A wealth confirmed by the fact that Ukrainian lithium had begun to attract global attention as early as last year, before the Russian invasion halted exploration. Last November, in fact, the Australian company European Lithium said it was close to securing the rights to two promising deposits of lithium in the region of Donetsk (eastern Ukraine) and Kirovograd, in the center of the country. In the same month, the Chinese company Chengxin Lithium has also asked for the rights on some deposits, a move that would allow China to win the first deposit in Europe.
“Since there are no developed deposits, I highly doubt that lithium resources are the motivation for attacks in the Southeast,” Schoonover tells Renewable Matter. “But if this region falls under Russian control, lithium reserves would certainly be a co-benefit for the Kremlin. Certainly the rest of the world would have a say. It would not import lithium from a pariah state (a nation that is not recognized by the governments of other countries due to human rights violations), especially when there are better alternatives in geopolitically more favorable countries.”
Nothing is thrown away of pegmatitic rocks
One of the few geologists to have seen these ancient rocks is Andrea Dini, a researcher at the Italian CNR's Institute of Geosciences and Georesources, who participated in three campaigns at the Khoroshiv-Volodarsk mine in northern Ukraine. “The mine I saw never produced lithium, because its rocks contain lithium minerals (zinnwaldite, trilithionite and polylithionite) that contain fluorine,” Dini tells Renewable Matter, “and are problematic for the metallurgical processes of extracting the metal. Since 1991, Ukrainians here have been extracting mostly precious stones.”
Over the past two decades, however, the Ukrainian Geological Survey has conducted scientific and strategic research, identifying several areas with lithium minerals such as spodumene with very high potential. “The very ancient rocks that lithium producers are interested in are pegmatites containing spodumene (lithium aluminum silicate), the mineral preferred by industry,” explains Dini. “These rocks do not have polluting metals such as lead, zinc and cadmium, but they contain silicates (quartz, feldspar) that as waste material can be sold to the ceramic industry.” In short, of pegmatites, nothing is thrown away. According to the researcher, Ukraine and Serbia probably have the greatest potential for extracting lithium in all of Europe.

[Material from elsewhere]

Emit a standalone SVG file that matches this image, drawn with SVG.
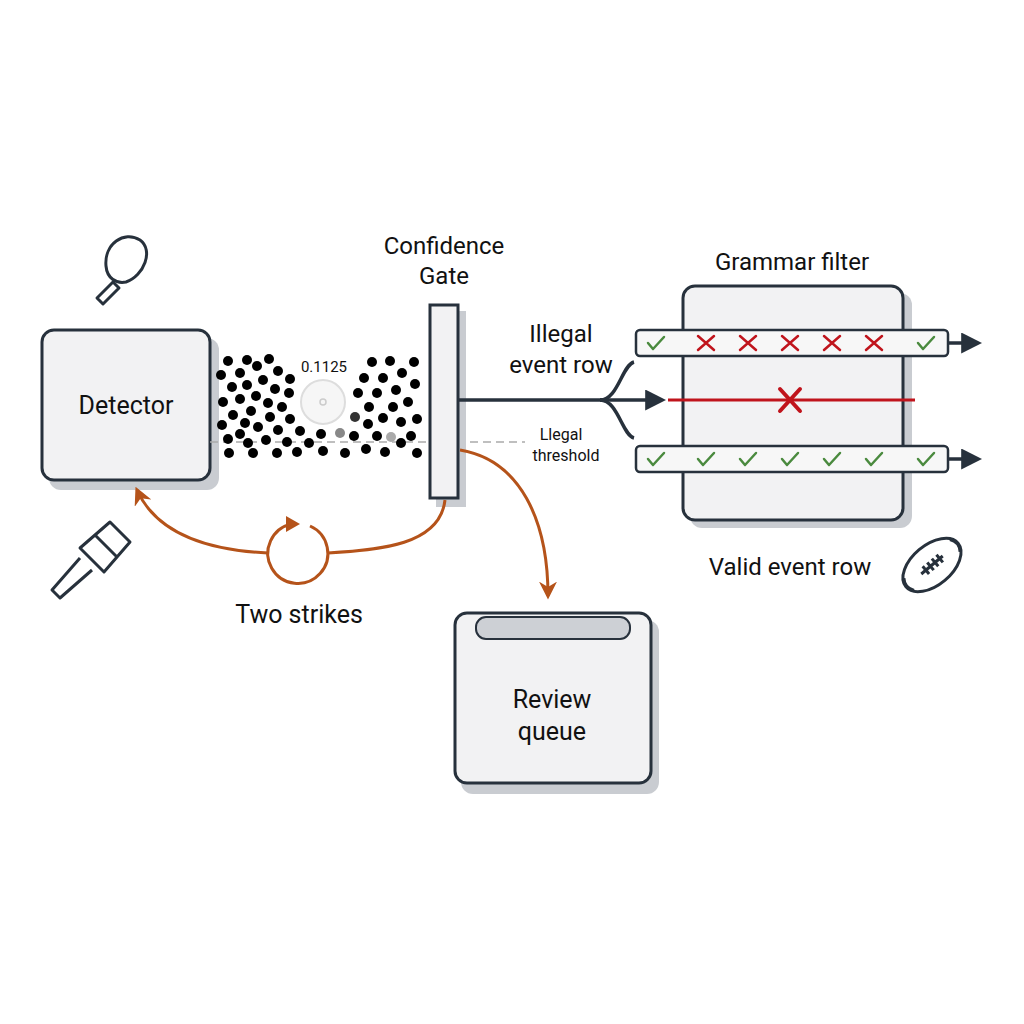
<svg xmlns="http://www.w3.org/2000/svg" width="1024" height="1024" viewBox="0 0 1024 1024">
<defs>
<style>
.t{font-family:Roboto,"Liberation Sans",Arial,sans-serif;fill:#111}
.box{fill:#f2f2f3;stroke:#27313c;stroke-width:3}
.sh{fill:#c9ccd1}
.dk{fill:none;stroke:#27313c;stroke-width:3.5}
.or{fill:none;stroke:#b5531a;stroke-width:3}
.row{fill:#f7f7f7;stroke:#27313c;stroke-width:2.5}
.ck{fill:none;stroke:#4a8a3e;stroke-width:2.5;stroke-linecap:round;stroke-linejoin:round}
.x{fill:none;stroke:#c0141c;stroke-width:2.5;stroke-linecap:round}
.ic{fill:none;stroke:#27313c;stroke-width:3;stroke-linejoin:round}
</style>
<marker id="ad" viewBox="0 0 10 10" refX="8" refY="5" markerWidth="6" markerHeight="6" orient="auto"><path d="M0,0L10,5L0,10z" fill="#27313c"/></marker>
<marker id="ao" viewBox="0 0 10 10" refX="8" refY="5" markerWidth="6" markerHeight="6" orient="auto"><path d="M0,0L10,5L0,10L3,5z" fill="#b5531a"/></marker>
<path id="c" d="M-8,0L-3,6L8,-6"/>
<path id="xx" d="M-8,-7L8,7M8,-7L-8,7"/>
</defs>
<rect width="1024" height="1024" fill="#fff"/>

<g id="icons">
<path class="ic" d="M140,240c-16,-10,-36,4,-34,26c1,12,10,18,20,16c18,-6,28,-32,14,-42z" fill="#f4f4f4"/>
<path class="ic" d="M113,282l-16,16l6,6l16,-16z"/>
<path class="ic" d="M110,522l20,20l-26,30l-24,-24z" fill="#f4f4f4"/>
<path class="ic" d="M95,535l22,22"/>
<path class="ic" d="M80,558l-28,32l8,8l32,-28"/>
<g transform="translate(932,565) rotate(-40)"><ellipse class="ic" rx="34" ry="20"/><path class="ic" d="M-14,0h28M-8,-5v10M-2,-5v10M4,-5v10M10,-5v10M-30,-8q-6,8,0,16M30,-8q6,8,0,16"/></g>
</g>

<g id="detector">
<rect class="sh" x="49" y="338" width="170" height="152" rx="12"/>
<rect class="box" x="42" y="330" width="168" height="150" rx="12"/>
<text class="t" x="126" y="414" font-size="25" text-anchor="middle">Detector</text>
</g>

<g id="dots" fill="#000">
<line x1="210" y1="442" x2="525" y2="442" stroke="#aaa" stroke-width="1.5" stroke-dasharray="8,5"/>
<g>
<circle cx="228" cy="361" r="5"/><circle cx="247" cy="360" r="5"/><circle cx="257" cy="366" r="5"/><circle cx="269" cy="359" r="5"/><circle cx="221" cy="375" r="5"/><circle cx="240" cy="373" r="5"/><circle cx="278" cy="371" r="5"/><circle cx="290" cy="379" r="5"/><circle cx="232" cy="387" r="5"/><circle cx="247" cy="385" r="5"/><circle cx="263" cy="380" r="5"/><circle cx="275" cy="389" r="5"/><circle cx="289" cy="393" r="5"/><circle cx="223" cy="402" r="5"/><circle cx="240" cy="399" r="5"/><circle cx="256" cy="396" r="5"/><circle cx="268" cy="403" r="5"/><circle cx="282" cy="407" r="5"/><circle cx="233" cy="415" r="5"/><circle cx="251" cy="411" r="5"/><circle cx="270" cy="417" r="5"/><circle cx="290" cy="419" r="5"/><circle cx="222" cy="425" r="5"/><circle cx="245" cy="423" r="5"/><circle cx="258" cy="427" r="5"/><circle cx="278" cy="430" r="5"/><circle cx="300" cy="431" r="5"/><circle cx="228" cy="439" r="5"/><circle cx="240" cy="434" r="5"/><circle cx="248" cy="443" r="5"/><circle cx="266" cy="440" r="5"/><circle cx="287" cy="442" r="5"/><circle cx="309" cy="443" r="5"/><circle cx="321" cy="434" r="5"/><circle cx="229" cy="453" r="5"/><circle cx="253" cy="453" r="5"/><circle cx="277" cy="453" r="5"/><circle cx="297" cy="452" r="5"/><circle cx="323" cy="451" r="5"/><circle cx="345" cy="453" r="5"/><circle cx="366" cy="449" r="5"/><circle cx="385" cy="452" r="5"/><circle cx="401" cy="443" r="5"/><circle cx="417" cy="453" r="5"/><circle cx="354" cy="436" r="5"/><circle cx="377" cy="436" r="5"/><circle cx="411" cy="436" r="5"/><circle cx="368" cy="424" r="5"/><circle cx="383" cy="418" r="5"/><circle cx="401" cy="422" r="5"/><circle cx="417" cy="419" r="5"/><circle cx="369" cy="407" r="5"/><circle cx="393" cy="407" r="5"/><circle cx="408" cy="402" r="5"/><circle cx="358" cy="393" r="5"/><circle cx="377" cy="393" r="5"/><circle cx="396" cy="390" r="5"/><circle cx="415" cy="384" r="5"/><circle cx="364" cy="378" r="5"/><circle cx="383" cy="378" r="5"/><circle cx="402" cy="373" r="5"/><circle cx="372" cy="362" r="5"/><circle cx="390" cy="361" r="5"/><circle cx="414" cy="362" r="5"/>
<circle cx="355" cy="417" r="5" fill="#333"/><circle cx="340" cy="433" r="5" fill="#888"/><circle cx="391" cy="437" r="5" fill="#aaa"/>
</g>
<circle cx="323" cy="402" r="22" fill="#f6f6f6" stroke="#ddd" stroke-width="2"/>
<circle cx="323" cy="402" r="3" fill="none" stroke="#ccc" stroke-width="1.5"/>
<text class="t" x="324" y="372" font-size="15" text-anchor="middle" fill="#222">0.1125</text>
</g>

<g id="gate">
<rect class="sh" x="436" y="311" width="30" height="196"/>
<rect class="box" x="430" y="305" width="28" height="193" stroke-width="2.5"/>
<text class="t" x="444" y="254" font-size="24" text-anchor="middle">Confidence</text>
<text class="t" x="444" y="284" font-size="24" text-anchor="middle">Gate</text>
<text class="t" x="561" y="440" font-size="16" text-anchor="middle">Llegal</text>
<text class="t" x="566" y="461" font-size="16" text-anchor="middle">threshold</text>
</g>

<g id="grammar">
<rect class="sh" x="690" y="293" width="222" height="235" rx="12"/>
<rect class="box" x="683" y="286" width="220" height="234" rx="12"/>
<text class="t" x="792" y="270" font-size="24" text-anchor="middle">Grammar filter</text>
<text class="t" x="561" y="342" font-size="24" text-anchor="middle">Illegal</text>
<text class="t" x="561" y="373" font-size="24" text-anchor="middle">event row</text>
<text class="t" x="790" y="575" font-size="24" text-anchor="middle">Valid event row</text>
<rect class="row" x="636" y="330" width="312" height="26" rx="4"/>
<rect class="row" x="636" y="446" width="312" height="26" rx="4"/>
<g class="ck"><use href="#c" x="656" y="343"/><use href="#c" x="926" y="343"/>
<use href="#c" x="656" y="459"/><use href="#c" x="706" y="459"/><use href="#c" x="748" y="459"/><use href="#c" x="790" y="459"/><use href="#c" x="832" y="459"/><use href="#c" x="874" y="459"/><use href="#c" x="926" y="459"/></g>
<g class="x"><use href="#xx" x="706" y="343"/><use href="#xx" x="748" y="343"/><use href="#xx" x="790" y="343"/><use href="#xx" x="832" y="343"/><use href="#xx" x="874" y="343"/></g>
<line x1="668" y1="400" x2="915" y2="400" stroke="#c0141c" stroke-width="3"/>
<path d="M780,389L800,411M800,389L780,411" stroke="#c0141c" stroke-width="4" stroke-linecap="round"/>
</g>

<g id="review">
<rect class="sh" x="461" y="620" width="198" height="174" rx="12"/>
<rect class="box" x="455" y="613" width="196" height="170" rx="12"/>
<rect x="476" y="617" width="154" height="22" rx="10" fill="#cdd0d5" stroke="#27313c" stroke-width="2"/>
<text class="t" x="552" y="708" font-size="25" text-anchor="middle">Review</text>
<text class="t" x="552" y="740" font-size="25" text-anchor="middle">queue</text>
</g>

<g id="connectors">
<path class="dk" d="M458,400H600"/>
<path class="dk" d="M600,400C618,400,622,365,634,362"/>
<path class="dk" d="M600,400H662" marker-end="url(#ad)"/>
<path class="dk" d="M600,400C618,400,622,435,634,438"/>
<path class="dk" d="M948,343H978" marker-end="url(#ad)"/>
<path class="dk" d="M948,459H978" marker-end="url(#ad)"/>
<path class="or" d="M445,500C440,545,380,550,328,553"/>
<path class="or" d="M268,553C200,550,155,530,137,490" marker-end="url(#ao)"/>
<path class="or" d="M292,524A30,30,0,1,0,310,526"/>
<path d="M286,516L300,524L286,532z" fill="#b5531a"/>
<path class="or" d="M460,450C520,460,548,520,548,596" marker-end="url(#ao)"/>
<text class="t" x="299" y="623" font-size="25" text-anchor="middle">Two strikes</text>
</g>
</svg>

The other mineral resources in Ukraine
Ukraine has 10% of the world's iron reserves, 6% of titanium and 20% of graphite. “In geology, this extremely flat region is called peneplain,” Andrea Dini points out, “because it is so ancient that it has been flattened by erosion. Many of the rocks are billions of years old and you don't see them on the surface because they are covered by layers of sediment.”
There are more than just minerals in Ukraine, however. In the north east, near the Russian border, there is a 400-million-year-old sedimentary basin filled with organic material and black shale rocks. “These are black slates with large amounts of coal and methane. For example, part of US energy independence is due to the extraction of methane (Shale Gas) from these rocks on US soil.”
There is also another sector that has a close link with Ukraine's resources: Italian ceramics. The ceramic industrial district of Sassuolo is one of the most important in the world and the quality of its tiles also depended on the importation from Ukraine of clay and kaolin, a mineral that is extracted from the quarries of Donbass. In the Italian ceramics industry, 25% of raw materials – including clay considered prized – came from Ukraine. After the Russian invasion, companies in the district will have to find compatible and competitive alternatives. According to insiders, first of all they need to find another recipe, that is, a new mixture of clays, kaolins and feldspars with material imported from other countries.